Bill strips worker’s comp eligibility if ailments not disclosed

By Cole Grant/UM Legislative News Service

HELENA – Montana lawmakers heard a bill Tuesday that would add another aspect to worker’s compensation cases.

Senate Bill 116 could strip employees of worker’s comp eligibility if they knowingly or willfully failed to disclose a medical condition pertinent to a job in any pre-employment questionnaires.

Al Smith with the Montana Trial Lawyers Association sees the bill as chipping away at worker’s rights.

“This bill is to benefit employers, doesn’t benefit workers, it’s not about safety, it’s going to lead to more litigation,” Smith said at a hearing for the bill Tuesday.

The bill’s sponsor, Sen. Mark Blasdel, R-Kalispell, said the bill is about honesty and transparency.

“I’ve been on both sides, as an employee and as an employer, and, you know, information is knowledge,” Blasdel said.

Terry Kramer, a builder/developer from Kalispell, said he found out about an employee’s old back injury after the employee got hurt on the job. He said the resulting worker’s compensation insurance case substantially raised his premiums, and has affected the growth of his company.

“It’ll take a minimum of three years before our rates will be reduced.
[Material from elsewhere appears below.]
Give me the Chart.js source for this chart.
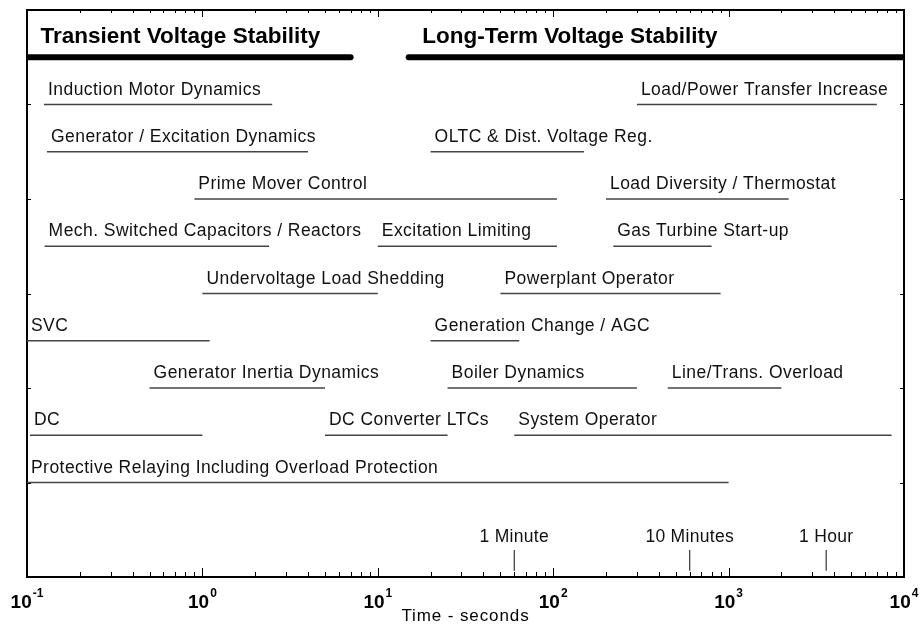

All this due to one person falsifying their employment application, and withholding information pre and post hiring,” Kramer said.

The bill passed the Senate 33-17 in February. The House Business and Labor Committee did not take immediate action on the bill Tuesday.

Cole Grant is a reporter with the UM Legislative News Service, a partnership of the University of Montana School of Journalism, the Montana Broadcasters Association and the Greater Montana Foundation.